= Richard Sutton (lawyer) =

English lawyer, co-founder of Brasenose College, Oxford

Sir Richard Sutton (c. 1460-1524) was an English lawyer. He was founder, with William Smyth, bishop of Lincoln, of Brasenose College, Oxford, and the first lay founder of any college.

He was born in Sutton, Cheshire, the younger son of Sir William Sutton, a wealthy landowner and master of the hospital at Burton Lazars, Leicestershire. He was a barrister, and in 1499 a member of the privy council. In 1513 he became steward of the monastery of Sion, a house of Brigittine nuns at Isleworth.

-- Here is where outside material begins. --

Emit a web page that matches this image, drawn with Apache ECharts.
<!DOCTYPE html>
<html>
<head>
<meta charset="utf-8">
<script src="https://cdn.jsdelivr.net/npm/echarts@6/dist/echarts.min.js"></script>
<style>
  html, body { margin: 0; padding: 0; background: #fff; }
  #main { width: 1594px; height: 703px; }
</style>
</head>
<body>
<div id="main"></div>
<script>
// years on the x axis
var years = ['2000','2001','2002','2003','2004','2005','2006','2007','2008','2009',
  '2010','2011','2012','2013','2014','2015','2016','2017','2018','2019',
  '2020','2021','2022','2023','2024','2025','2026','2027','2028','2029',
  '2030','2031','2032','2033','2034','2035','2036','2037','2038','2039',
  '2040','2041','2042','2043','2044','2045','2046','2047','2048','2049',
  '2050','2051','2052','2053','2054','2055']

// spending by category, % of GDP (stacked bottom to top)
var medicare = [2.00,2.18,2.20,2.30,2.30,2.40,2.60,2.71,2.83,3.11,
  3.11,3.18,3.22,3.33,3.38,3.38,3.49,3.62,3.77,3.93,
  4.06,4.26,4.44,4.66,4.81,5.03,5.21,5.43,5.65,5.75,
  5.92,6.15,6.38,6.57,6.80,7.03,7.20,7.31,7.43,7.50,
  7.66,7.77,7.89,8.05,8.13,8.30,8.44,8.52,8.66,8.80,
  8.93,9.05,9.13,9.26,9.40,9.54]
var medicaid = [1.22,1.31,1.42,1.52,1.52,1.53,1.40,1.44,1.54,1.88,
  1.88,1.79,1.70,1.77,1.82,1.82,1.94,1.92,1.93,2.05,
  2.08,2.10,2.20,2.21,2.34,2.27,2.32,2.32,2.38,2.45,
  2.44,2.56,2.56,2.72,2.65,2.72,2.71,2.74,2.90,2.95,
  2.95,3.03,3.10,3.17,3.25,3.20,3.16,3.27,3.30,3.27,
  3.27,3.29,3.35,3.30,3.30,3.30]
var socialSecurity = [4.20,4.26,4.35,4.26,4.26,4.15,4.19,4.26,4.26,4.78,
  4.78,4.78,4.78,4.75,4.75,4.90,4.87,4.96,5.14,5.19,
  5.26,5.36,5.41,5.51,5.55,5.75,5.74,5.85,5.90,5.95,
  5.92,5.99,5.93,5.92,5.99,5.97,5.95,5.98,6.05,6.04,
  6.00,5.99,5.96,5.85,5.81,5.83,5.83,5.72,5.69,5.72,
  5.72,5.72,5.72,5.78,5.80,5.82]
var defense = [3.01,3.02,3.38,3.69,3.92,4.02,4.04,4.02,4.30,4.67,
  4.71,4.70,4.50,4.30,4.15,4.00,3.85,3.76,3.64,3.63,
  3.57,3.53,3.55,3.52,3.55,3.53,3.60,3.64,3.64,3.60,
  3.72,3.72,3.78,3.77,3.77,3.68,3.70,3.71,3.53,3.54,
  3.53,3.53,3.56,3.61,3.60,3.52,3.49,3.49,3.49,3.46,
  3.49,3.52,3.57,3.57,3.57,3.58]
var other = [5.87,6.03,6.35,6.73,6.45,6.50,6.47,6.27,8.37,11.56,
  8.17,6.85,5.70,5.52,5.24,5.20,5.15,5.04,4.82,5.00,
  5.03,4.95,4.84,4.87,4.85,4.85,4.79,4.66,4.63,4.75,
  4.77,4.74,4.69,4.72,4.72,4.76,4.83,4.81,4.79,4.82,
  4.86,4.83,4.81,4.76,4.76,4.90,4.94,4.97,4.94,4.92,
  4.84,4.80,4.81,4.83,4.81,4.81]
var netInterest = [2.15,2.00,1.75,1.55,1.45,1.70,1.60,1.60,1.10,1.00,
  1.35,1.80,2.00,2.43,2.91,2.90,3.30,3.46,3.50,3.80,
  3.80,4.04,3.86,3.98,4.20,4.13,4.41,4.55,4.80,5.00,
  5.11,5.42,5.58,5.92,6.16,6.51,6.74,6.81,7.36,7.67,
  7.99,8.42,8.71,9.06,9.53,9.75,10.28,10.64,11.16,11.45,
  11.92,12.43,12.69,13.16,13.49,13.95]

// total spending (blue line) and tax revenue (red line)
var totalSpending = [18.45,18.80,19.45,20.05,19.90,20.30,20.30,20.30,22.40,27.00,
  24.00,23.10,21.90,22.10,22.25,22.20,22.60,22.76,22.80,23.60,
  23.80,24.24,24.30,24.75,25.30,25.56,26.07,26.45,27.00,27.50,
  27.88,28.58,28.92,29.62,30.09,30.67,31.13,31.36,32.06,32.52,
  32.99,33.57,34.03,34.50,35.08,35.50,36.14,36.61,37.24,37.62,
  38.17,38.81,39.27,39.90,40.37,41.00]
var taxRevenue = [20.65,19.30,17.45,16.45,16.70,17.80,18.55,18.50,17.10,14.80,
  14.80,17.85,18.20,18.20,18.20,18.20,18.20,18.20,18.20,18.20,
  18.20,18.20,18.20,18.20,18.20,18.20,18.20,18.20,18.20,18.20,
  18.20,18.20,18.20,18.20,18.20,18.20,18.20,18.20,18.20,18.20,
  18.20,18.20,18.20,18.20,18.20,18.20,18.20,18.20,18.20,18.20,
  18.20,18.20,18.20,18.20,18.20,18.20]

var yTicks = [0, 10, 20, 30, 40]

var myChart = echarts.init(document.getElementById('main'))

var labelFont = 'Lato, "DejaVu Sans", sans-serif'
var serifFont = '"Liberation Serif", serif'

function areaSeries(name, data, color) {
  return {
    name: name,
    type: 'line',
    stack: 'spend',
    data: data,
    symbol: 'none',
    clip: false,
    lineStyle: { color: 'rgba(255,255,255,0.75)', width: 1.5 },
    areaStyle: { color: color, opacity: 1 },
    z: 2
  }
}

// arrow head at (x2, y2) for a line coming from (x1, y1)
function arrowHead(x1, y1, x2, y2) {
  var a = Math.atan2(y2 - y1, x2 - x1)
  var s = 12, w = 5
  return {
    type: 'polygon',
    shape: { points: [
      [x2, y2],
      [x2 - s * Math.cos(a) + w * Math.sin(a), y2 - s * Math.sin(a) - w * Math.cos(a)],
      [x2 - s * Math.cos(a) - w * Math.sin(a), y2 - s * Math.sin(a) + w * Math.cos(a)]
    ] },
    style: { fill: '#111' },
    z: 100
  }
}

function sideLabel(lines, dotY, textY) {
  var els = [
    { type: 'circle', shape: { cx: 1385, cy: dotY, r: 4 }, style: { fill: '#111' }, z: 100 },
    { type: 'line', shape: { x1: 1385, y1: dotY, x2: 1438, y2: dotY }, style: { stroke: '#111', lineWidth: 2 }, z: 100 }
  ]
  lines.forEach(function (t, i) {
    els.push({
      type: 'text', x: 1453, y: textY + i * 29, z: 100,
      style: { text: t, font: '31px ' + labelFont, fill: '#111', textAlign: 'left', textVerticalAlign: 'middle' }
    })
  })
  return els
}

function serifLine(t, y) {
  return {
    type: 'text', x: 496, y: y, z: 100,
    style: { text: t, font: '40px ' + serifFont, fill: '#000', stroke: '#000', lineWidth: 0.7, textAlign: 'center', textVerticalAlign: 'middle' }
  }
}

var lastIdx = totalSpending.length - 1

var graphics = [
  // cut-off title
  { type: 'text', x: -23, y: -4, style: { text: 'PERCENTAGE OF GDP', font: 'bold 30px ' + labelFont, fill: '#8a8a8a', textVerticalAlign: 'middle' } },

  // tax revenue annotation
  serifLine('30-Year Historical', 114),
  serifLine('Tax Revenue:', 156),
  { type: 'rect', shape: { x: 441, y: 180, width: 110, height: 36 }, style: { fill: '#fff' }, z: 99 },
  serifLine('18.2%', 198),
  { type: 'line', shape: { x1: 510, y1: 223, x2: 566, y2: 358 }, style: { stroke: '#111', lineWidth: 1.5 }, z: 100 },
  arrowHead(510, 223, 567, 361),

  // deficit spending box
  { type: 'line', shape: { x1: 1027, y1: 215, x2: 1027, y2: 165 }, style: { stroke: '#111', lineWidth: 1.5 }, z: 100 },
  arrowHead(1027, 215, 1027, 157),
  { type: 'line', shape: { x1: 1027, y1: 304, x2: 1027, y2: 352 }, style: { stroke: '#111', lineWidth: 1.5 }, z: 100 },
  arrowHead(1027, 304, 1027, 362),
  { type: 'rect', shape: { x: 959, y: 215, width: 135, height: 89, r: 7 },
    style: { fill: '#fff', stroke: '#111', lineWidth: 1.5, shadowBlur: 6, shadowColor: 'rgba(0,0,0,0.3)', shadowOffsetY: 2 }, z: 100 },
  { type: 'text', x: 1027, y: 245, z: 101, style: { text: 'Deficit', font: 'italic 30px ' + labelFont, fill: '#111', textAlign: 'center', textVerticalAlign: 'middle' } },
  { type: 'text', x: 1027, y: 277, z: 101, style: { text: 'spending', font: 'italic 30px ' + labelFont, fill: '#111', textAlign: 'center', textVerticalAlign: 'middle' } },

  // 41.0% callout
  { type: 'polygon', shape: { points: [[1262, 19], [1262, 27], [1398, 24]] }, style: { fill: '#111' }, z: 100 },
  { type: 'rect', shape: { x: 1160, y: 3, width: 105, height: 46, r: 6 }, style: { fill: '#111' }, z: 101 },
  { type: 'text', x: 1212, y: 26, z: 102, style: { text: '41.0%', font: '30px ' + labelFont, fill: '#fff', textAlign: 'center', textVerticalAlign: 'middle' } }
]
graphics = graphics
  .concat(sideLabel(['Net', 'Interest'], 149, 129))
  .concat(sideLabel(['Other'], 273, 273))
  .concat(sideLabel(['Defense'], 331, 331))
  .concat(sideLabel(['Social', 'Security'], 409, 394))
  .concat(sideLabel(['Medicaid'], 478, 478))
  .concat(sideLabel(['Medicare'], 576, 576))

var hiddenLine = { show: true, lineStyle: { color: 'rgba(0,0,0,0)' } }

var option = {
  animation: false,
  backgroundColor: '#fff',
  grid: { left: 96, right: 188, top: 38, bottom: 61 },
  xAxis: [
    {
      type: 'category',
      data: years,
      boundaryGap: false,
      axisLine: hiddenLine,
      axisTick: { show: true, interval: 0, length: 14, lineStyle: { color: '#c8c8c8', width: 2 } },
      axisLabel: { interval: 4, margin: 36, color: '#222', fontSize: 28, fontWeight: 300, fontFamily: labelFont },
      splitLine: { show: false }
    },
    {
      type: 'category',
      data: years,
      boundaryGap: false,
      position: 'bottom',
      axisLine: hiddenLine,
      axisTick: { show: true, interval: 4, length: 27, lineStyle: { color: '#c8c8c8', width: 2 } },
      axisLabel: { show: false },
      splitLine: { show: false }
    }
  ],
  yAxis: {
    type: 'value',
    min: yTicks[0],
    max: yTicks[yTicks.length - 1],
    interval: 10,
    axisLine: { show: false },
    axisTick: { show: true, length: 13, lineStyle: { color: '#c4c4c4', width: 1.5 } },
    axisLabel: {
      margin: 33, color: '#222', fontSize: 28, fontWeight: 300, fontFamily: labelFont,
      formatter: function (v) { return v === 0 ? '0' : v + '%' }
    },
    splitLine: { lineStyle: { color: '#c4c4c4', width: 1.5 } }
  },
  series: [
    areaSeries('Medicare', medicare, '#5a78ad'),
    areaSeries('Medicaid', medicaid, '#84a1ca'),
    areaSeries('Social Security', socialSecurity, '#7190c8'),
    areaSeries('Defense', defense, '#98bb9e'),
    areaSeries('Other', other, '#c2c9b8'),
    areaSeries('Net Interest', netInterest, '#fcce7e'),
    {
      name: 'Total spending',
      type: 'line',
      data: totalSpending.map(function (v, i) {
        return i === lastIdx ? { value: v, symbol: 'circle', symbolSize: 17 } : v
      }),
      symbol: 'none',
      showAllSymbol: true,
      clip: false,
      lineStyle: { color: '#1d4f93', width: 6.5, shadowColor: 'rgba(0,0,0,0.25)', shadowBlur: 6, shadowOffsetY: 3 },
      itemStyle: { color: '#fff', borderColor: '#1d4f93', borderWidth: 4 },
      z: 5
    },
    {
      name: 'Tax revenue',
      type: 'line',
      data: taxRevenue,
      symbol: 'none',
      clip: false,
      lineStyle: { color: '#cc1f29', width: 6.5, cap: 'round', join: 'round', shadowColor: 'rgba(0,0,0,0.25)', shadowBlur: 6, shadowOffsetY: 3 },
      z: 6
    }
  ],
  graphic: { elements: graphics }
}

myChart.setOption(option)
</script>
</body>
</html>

How Smyth and Sutton came to plan a college is not known, but in 1508 we find Edmund Croston, or Crofton, bequeathing £6, 13s. 4d. towards the building of "a college of Brasynnose" if the projects of "the bishop of Lincoln and master Sotton" were carried into effect within a stipulated period. In the same year Sutton obtained a ninety-two year lease of Brasenose Hall and Little University Hall for £3 per annum, and from that time until the end of his life was occupied in purchasing estates with which he might endow the new college.

He is thought to have contributed to the funds of Corpus Christi College, Oxford, as well. He was knighted some years before his death, which occurred about 1524.